I wrote a simple text STL (Standard Tessellation Library) parser using Attoparsec. STL contains a collection of facets. Each facet contains a normal, and vertices of triangle. Typical STL file can be large (~100 Mb or more).
STL file format is
solid
facet normal nx ny nz
outer loop
vertex x1 y1 z1
vertex x2 y2 z2
vertex x3 y3 z3
endfacet
endsolid
The parser code is here. Full implementation can be found at STLReader
-- | Point represents a vertex of the triangle
data Point a = Point !a !a !a deriving Show
-- | Vector for a given class
data Vector a = Vector !a !a !a deriving Show
-- | Parse coordinate triplet.
coordinates :: (Fractional a) => Text -> (a -> a -> a -> b) -> Parser b
coordinates s f = do
skipSpace
string s
!x <- coordinate
!y <- coordinate
!z <- coordinate
return $! f x y z
where
coordinate = skipWhile isHorizontalSpace *> fmap realToFrac double
{-# INLINE coordinates #-}
type RawFacet a = (Vector a, Point a, Point a, Point a)
-- | Parse a facet.

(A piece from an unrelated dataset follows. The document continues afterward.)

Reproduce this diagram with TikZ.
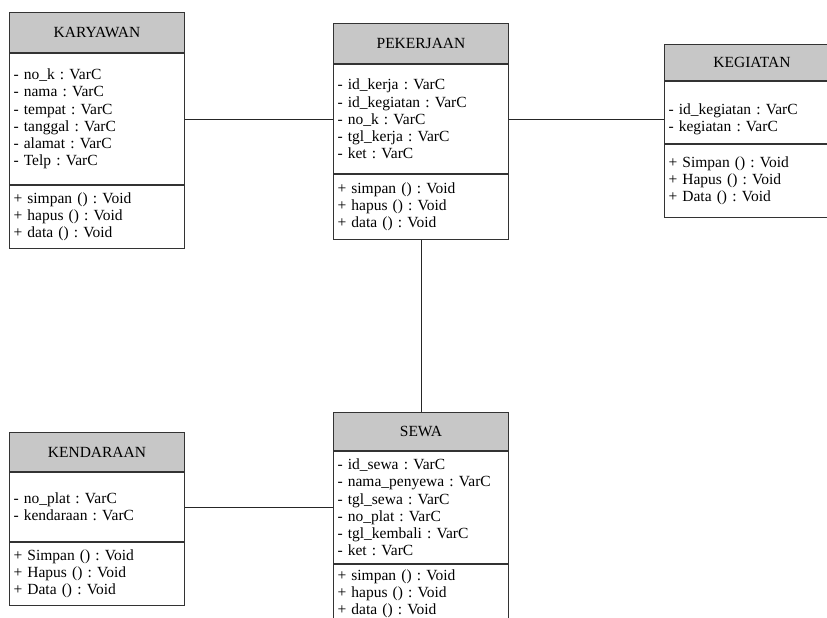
\documentclass[tikz,border=0pt]{standalone}
\usepackage{fontspec}
\setmainfont{Liberation Serif}
\usetikzlibrary{positioning}
\frenchspacing

\begin{document}
\begin{tikzpicture}[
    x=1pt, y=-1pt,
    node distance=0pt,
    every node/.style={font=\fontsize{15.5}{17.2}\selectfont},
    head/.style={rectangle, draw=black!80, line width=1pt, fill=black!22, minimum width=175pt, inner sep=0pt, anchor=north west},
    part/.style={rectangle, draw=black!80, line width=1pt, fill=white, text width=167pt, align=left, inner xsep=4pt, inner ysep=0pt},
    link/.style={draw=black!85, line width=0.9pt}
]
    \useasboundingbox (0,0) rectangle (827,618);
    \clip (0,0) rectangle (827,618);

    \node[head, minimum height=40pt] (karyawanHead) at (9,12) {KARYAWAN};
    \node[part, minimum height=131pt, below=of karyawanHead] (karyawanAttr) {- no\_k : VarC\\- nama : VarC\\- tempat : VarC\\- tanggal : VarC\\- alamat : VarC\\- Telp : VarC};
    \node[part, minimum height=63pt, below=of karyawanAttr] (karyawanOps) {+ simpan () : Void\\+ hapus () : Void\\+ data () : Void};

    \node[head, minimum height=40pt] (pekerjaanHead) at (333,23) {PEKERJAAN};
    \node[part, minimum height=109pt, below=of pekerjaanHead] (pekerjaanAttr) {- id\_kerja : VarC\\- id\_kegiatan : VarC\\- no\_k : VarC\\- tgl\_kerja : VarC\\- ket : VarC};
    \node[part, minimum height=65pt, below=of pekerjaanAttr] (pekerjaanOps) {+ simpan () : Void\\+ hapus () : Void\\+ data () : Void};

    \node[head, minimum height=36pt] (kegiatanHead) at (664,44) {KEGIATAN};
    \node[part, minimum height=62pt, below=of kegiatanHead] (kegiatanAttr) {\rule{0pt}{25pt}- id\_kegiatan : VarC\\- kegiatan : VarC};
    \node[part, minimum height=73pt, below=of kegiatanAttr] (kegiatanOps) {+ Simpan () : Void\\+ Hapus () : Void\\+ Data () : Void};

    \node[head, minimum height=39pt] (kendaraanHead) at (9,432) {KENDARAAN};
    \node[part, minimum height=69pt, below=of kendaraanHead] (kendaraanAttr) {- no\_plat : VarC\\- kendaraan : VarC};
    \node[part, minimum height=63pt, below=of kendaraanAttr] (kendaraanOps) {+ Simpan () : Void\\+ Hapus () : Void\\+ Data () : Void};

    \node[head, minimum height=38pt] (sewaHead) at (333,412) {SEWA};
    \node[part, minimum height=112pt, below=of sewaHead] (sewaAttr) {- id\_sewa : VarC\\- nama\_penyewa : VarC\\- tgl\_sewa : VarC\\- no\_plat : VarC\\- tgl\_kembali : VarC\\- ket : VarC};
    \node[part, minimum height=58pt, below=of sewaAttr] (sewaOps) {+ simpan () : Void\\+ hapus () : Void\\+ data () : Void};

    \draw[link] (karyawanAttr.east) -- (pekerjaanAttr.west);
    \draw[link] (pekerjaanAttr.east) -- (kegiatanAttr.west |- pekerjaanAttr.east);
    \draw[link] (pekerjaanOps.south) -- (sewaHead.north);
    \draw[link] (kendaraanAttr.east) -- (sewaAttr.west |- kendaraanAttr.east);
\end{tikzpicture}
\end{document}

The facet comprises of a normal, and three vertices
facet :: Fractional a => Parser (RawFacet a)
facet = (,,,) <$> beginFacet
<* (skipSpace *> "outer loop")
<*> vertexPoint
<*> vertexPoint
<*> vertexPoint
<* (skipSpace <* "endloop" <* endFacet )
<?> "facet"
where
beginFacet = skipSpace <* "facet" *> coordinates "normal" Vector
endFacet = skipSpace <* string "endfacet"
vertexPoint = coordinates "vertex" Point
{-# INLINE facet #-}
rawFacets :: Fractional a => Parser [RawFacet a]
rawFacets = beginSolid *> many' facet <* endSolid
where
solidName = option "default" (skipWhile isHorizontalSpace *> fmap T.pack (many1 $ satisfy isAlphaNum) )
beginSolid = skipSpace <* "solid" *> solidName <?> "start solid"
endSolid = skipSpace <* "endsolid" <?> "end solid"
-- | Read text STL file. STL extensions for color etc. are not supported in this version.
readTextSTL :: Fractional a => FilePath -> IO (Either String [RawFacet a])
readTextSTL path = liftM (Al.eitherResult . Al.parse rawFacets) (TIO.readFile path)
main :: IO Int
main = do
(path:_) <- getArgs
putStrLn $ "Parsing STL file: " ++ path
s <- readTextSTL path
putStrLn "Parsing complete"
case s of
Left error -> putStrLn error
Right s -> putStrLn $ "Num facets : " ++ show (length s)
return 0
I benchmarked this code with 'c' parser supplied with Meshlab. When I tested with 69Mb scan, meshlab completed the job in roughly 13 s, whereas it took 22 s with attoparsec. So though attoparsec enabled me to parse faster than Parsec (with parsec it was about 36 s), I still have a long way to go.
How can I improve this parser further?